_Objective_. Transcribe the records exactly. Pictures do not belong in the transcription.

[Entries taken from a collection]
>> BEGIN

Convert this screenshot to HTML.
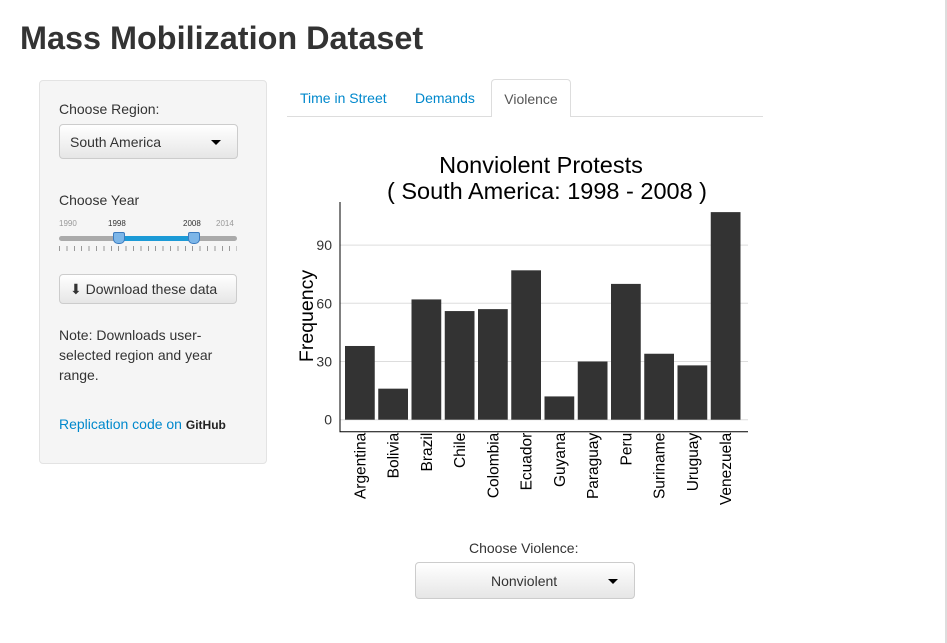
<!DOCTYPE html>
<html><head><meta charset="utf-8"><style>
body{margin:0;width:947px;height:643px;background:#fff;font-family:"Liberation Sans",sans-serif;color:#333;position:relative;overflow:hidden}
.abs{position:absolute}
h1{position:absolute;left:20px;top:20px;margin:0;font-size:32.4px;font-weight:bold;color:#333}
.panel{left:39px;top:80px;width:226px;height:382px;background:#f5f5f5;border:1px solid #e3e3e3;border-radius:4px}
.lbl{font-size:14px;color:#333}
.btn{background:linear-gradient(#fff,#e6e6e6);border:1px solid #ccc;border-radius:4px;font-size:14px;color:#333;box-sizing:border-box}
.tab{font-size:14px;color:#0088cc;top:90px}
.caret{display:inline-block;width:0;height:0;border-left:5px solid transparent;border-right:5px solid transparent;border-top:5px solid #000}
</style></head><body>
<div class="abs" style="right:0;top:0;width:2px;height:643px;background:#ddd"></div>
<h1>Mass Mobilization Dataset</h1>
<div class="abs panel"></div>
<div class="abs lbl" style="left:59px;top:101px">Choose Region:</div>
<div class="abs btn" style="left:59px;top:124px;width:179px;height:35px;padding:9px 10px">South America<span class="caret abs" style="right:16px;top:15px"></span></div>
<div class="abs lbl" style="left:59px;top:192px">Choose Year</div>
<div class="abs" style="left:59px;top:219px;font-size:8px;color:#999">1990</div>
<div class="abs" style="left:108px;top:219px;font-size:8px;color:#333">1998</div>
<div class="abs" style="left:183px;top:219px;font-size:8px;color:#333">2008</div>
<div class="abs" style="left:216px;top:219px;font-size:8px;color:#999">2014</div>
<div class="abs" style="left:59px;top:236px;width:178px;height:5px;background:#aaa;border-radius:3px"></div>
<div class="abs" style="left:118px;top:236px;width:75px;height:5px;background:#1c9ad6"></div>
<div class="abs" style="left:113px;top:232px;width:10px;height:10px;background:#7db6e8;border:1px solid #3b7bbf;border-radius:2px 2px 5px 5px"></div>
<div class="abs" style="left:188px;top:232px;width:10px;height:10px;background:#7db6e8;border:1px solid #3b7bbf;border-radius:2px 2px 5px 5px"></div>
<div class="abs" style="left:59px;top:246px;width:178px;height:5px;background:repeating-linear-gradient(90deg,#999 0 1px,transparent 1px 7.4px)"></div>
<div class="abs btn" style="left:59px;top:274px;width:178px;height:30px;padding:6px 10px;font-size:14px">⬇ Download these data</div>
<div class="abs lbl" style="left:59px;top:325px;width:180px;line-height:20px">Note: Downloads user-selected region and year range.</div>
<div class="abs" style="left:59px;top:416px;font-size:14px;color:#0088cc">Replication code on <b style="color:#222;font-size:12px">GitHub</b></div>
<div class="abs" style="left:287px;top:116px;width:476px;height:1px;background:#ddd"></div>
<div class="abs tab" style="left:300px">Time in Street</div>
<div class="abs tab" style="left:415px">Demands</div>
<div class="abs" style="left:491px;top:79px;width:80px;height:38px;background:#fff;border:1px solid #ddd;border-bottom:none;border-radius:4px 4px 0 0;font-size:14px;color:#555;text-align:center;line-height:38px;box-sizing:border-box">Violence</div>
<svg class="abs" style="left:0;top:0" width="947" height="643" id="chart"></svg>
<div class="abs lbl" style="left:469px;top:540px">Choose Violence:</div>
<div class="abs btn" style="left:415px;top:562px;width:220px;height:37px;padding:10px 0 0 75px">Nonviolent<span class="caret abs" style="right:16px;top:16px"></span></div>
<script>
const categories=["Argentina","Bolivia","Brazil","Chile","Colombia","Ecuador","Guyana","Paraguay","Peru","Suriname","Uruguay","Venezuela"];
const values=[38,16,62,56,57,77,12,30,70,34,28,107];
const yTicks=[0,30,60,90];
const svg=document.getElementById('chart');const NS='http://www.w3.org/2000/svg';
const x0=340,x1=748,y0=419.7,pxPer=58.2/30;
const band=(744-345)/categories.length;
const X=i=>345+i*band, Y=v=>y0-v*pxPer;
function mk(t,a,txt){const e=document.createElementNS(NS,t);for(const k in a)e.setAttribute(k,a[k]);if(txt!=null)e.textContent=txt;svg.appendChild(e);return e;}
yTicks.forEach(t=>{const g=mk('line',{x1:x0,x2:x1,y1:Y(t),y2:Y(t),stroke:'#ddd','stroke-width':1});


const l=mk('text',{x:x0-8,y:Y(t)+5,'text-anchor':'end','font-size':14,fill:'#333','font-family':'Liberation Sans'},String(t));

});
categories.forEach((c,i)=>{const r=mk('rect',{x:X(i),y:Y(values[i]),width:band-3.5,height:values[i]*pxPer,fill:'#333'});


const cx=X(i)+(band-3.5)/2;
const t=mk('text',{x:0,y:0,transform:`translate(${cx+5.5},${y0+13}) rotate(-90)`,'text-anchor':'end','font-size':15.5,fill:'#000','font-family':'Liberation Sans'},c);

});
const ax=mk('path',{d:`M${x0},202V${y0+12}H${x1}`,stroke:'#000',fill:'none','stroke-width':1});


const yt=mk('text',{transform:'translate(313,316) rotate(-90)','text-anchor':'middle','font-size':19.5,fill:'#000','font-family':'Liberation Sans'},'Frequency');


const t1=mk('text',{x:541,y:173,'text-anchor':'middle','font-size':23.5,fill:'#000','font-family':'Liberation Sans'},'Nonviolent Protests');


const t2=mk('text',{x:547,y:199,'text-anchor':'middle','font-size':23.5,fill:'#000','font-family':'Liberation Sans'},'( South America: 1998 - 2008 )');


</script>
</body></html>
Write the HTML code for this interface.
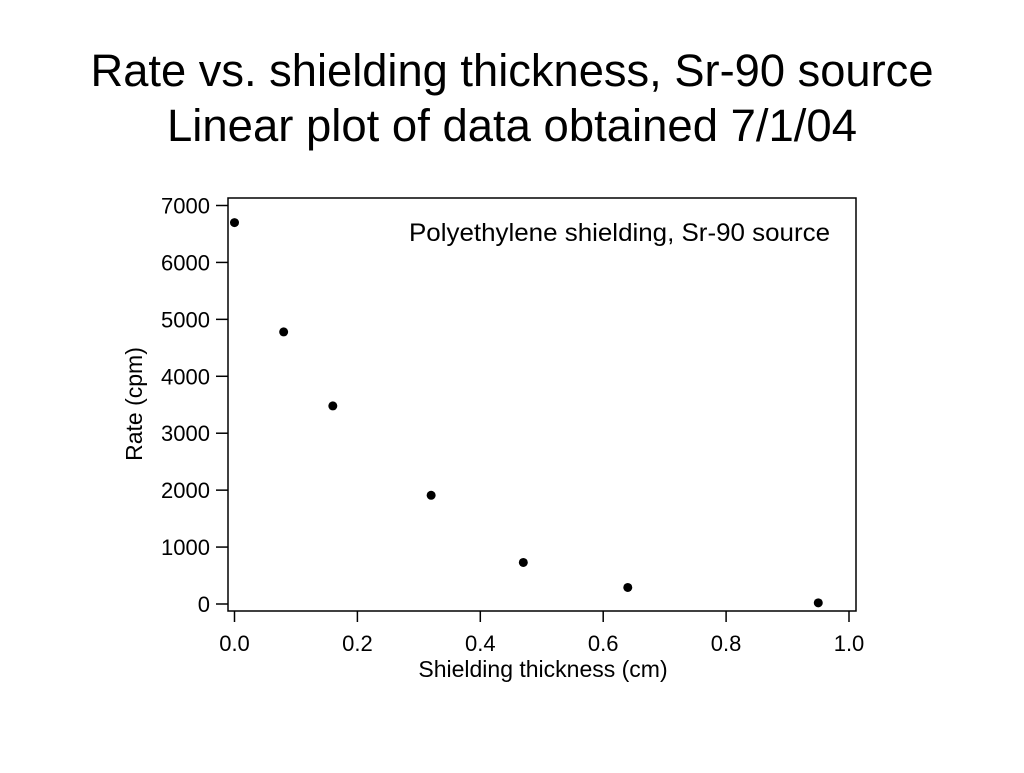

>> END

_Result of the exercise_.
Convert this screenshot to HTML.
<!DOCTYPE html>
<html><head><meta charset="utf-8"><style>
body{margin:0;width:947px;height:643px;background:#fff;font-family:"Liberation Sans",sans-serif;color:#333;position:relative;overflow:hidden}
.abs{position:absolute}
h1{position:absolute;left:20px;top:20px;margin:0;font-size:32.4px;font-weight:bold;color:#333}
.panel{left:39px;top:80px;width:226px;height:382px;background:#f5f5f5;border:1px solid #e3e3e3;border-radius:4px}
.lbl{font-size:14px;color:#333}
.btn{background:linear-gradient(#fff,#e6e6e6);border:1px solid #ccc;border-radius:4px;font-size:14px;color:#333;box-sizing:border-box}
.tab{font-size:14px;color:#0088cc;top:90px}
.caret{display:inline-block;width:0;height:0;border-left:5px solid transparent;border-right:5px solid transparent;border-top:5px solid #000}
</style></head><body>
<div class="abs" style="right:0;top:0;width:2px;height:643px;background:#ddd"></div>
<h1>Mass Mobilization Dataset</h1>
<div class="abs panel"></div>
<div class="abs lbl" style="left:59px;top:101px">Choose Region:</div>
<div class="abs btn" style="left:59px;top:124px;width:179px;height:35px;padding:9px 10px">South America<span class="caret abs" style="right:16px;top:15px"></span></div>
<div class="abs lbl" style="left:59px;top:192px">Choose Year</div>
<div class="abs" style="left:59px;top:219px;font-size:8px;color:#999">1990</div>
<div class="abs" style="left:108px;top:219px;font-size:8px;color:#333">1998</div>
<div class="abs" style="left:183px;top:219px;font-size:8px;color:#333">2008</div>
<div class="abs" style="left:216px;top:219px;font-size:8px;color:#999">2014</div>
<div class="abs" style="left:59px;top:236px;width:178px;height:5px;background:#aaa;border-radius:3px"></div>
<div class="abs" style="left:118px;top:236px;width:75px;height:5px;background:#1c9ad6"></div>
<div class="abs" style="left:113px;top:232px;width:10px;height:10px;background:#7db6e8;border:1px solid #3b7bbf;border-radius:2px 2px 5px 5px"></div>
<div class="abs" style="left:188px;top:232px;width:10px;height:10px;background:#7db6e8;border:1px solid #3b7bbf;border-radius:2px 2px 5px 5px"></div>
<div class="abs" style="left:59px;top:246px;width:178px;height:5px;background:repeating-linear-gradient(90deg,#999 0 1px,transparent 1px 7.4px)"></div>
<div class="abs btn" style="left:59px;top:274px;width:178px;height:30px;padding:6px 10px;font-size:14px">⬇ Download these data</div>
<div class="abs lbl" style="left:59px;top:325px;width:180px;line-height:20px">Note: Downloads user-selected region and year range.</div>
<div class="abs" style="left:59px;top:416px;font-size:14px;color:#0088cc">Replication code on <b style="color:#222;font-size:12px">GitHub</b></div>
<div class="abs" style="left:287px;top:116px;width:476px;height:1px;background:#ddd"></div>
<div class="abs tab" style="left:300px">Time in Street</div>
<div class="abs tab" style="left:415px">Demands</div>
<div class="abs" style="left:491px;top:79px;width:80px;height:38px;background:#fff;border:1px solid #ddd;border-bottom:none;border-radius:4px 4px 0 0;font-size:14px;color:#555;text-align:center;line-height:38px;box-sizing:border-box">Violence</div>
<svg class="abs" style="left:0;top:0" width="947" height="643" id="chart"></svg>
<div class="abs lbl" style="left:469px;top:540px">Choose Violence:</div>
<div class="abs btn" style="left:415px;top:562px;width:220px;height:37px;padding:10px 0 0 75px">Nonviolent<span class="caret abs" style="right:16px;top:16px"></span></div>
<script>
const categories=["Argentina","Bolivia","Brazil","Chile","Colombia","Ecuador","Guyana","Paraguay","Peru","Suriname","Uruguay","Venezuela"];
const values=[38,16,62,56,57,77,12,30,70,34,28,107];
const yTicks=[0,30,60,90];
const svg=document.getElementById('chart');const NS='http://www.w3.org/2000/svg';
const x0=340,x1=748,y0=419.7,pxPer=58.2/30;
const band=(744-345)/categories.length;
const X=i=>345+i*band, Y=v=>y0-v*pxPer;
function mk(t,a,txt){const e=document.createElementNS(NS,t);for(const k in a)e.setAttribute(k,a[k]);if(txt!=null)e.textContent=txt;svg.appendChild(e);return e;}
yTicks.forEach(t=>{const g=mk('line',{x1:x0,x2:x1,y1:Y(t),y2:Y(t),stroke:'#ddd','stroke-width':1});


const l=mk('text',{x:x0-8,y:Y(t)+5,'text-anchor':'end','font-size':14,fill:'#333','font-family':'Liberation Sans'},String(t));

});
categories.forEach((c,i)=>{const r=mk('rect',{x:X(i),y:Y(values[i]),width:band-3.5,height:values[i]*pxPer,fill:'#333'});


const cx=X(i)+(band-3.5)/2;
const t=mk('text',{x:0,y:0,transform:`translate(${cx+5.5},${y0+13}) rotate(-90)`,'text-anchor':'end','font-size':15.5,fill:'#000','font-family':'Liberation Sans'},c);

});
const ax=mk('path',{d:`M${x0},202V${y0+12}H${x1}`,stroke:'#000',fill:'none','stroke-width':1});


const yt=mk('text',{transform:'translate(313,316) rotate(-90)','text-anchor':'middle','font-size':19.5,fill:'#000','font-family':'Liberation Sans'},'Frequency');


const t1=mk('text',{x:541,y:173,'text-anchor':'middle','font-size':23.5,fill:'#000','font-family':'Liberation Sans'},'Nonviolent Protests');


const t2=mk('text',{x:547,y:199,'text-anchor':'middle','font-size':23.5,fill:'#000','font-family':'Liberation Sans'},'( South America: 1998 - 2008 )');


</script>
</body></html>
Write the HTML code for this interface.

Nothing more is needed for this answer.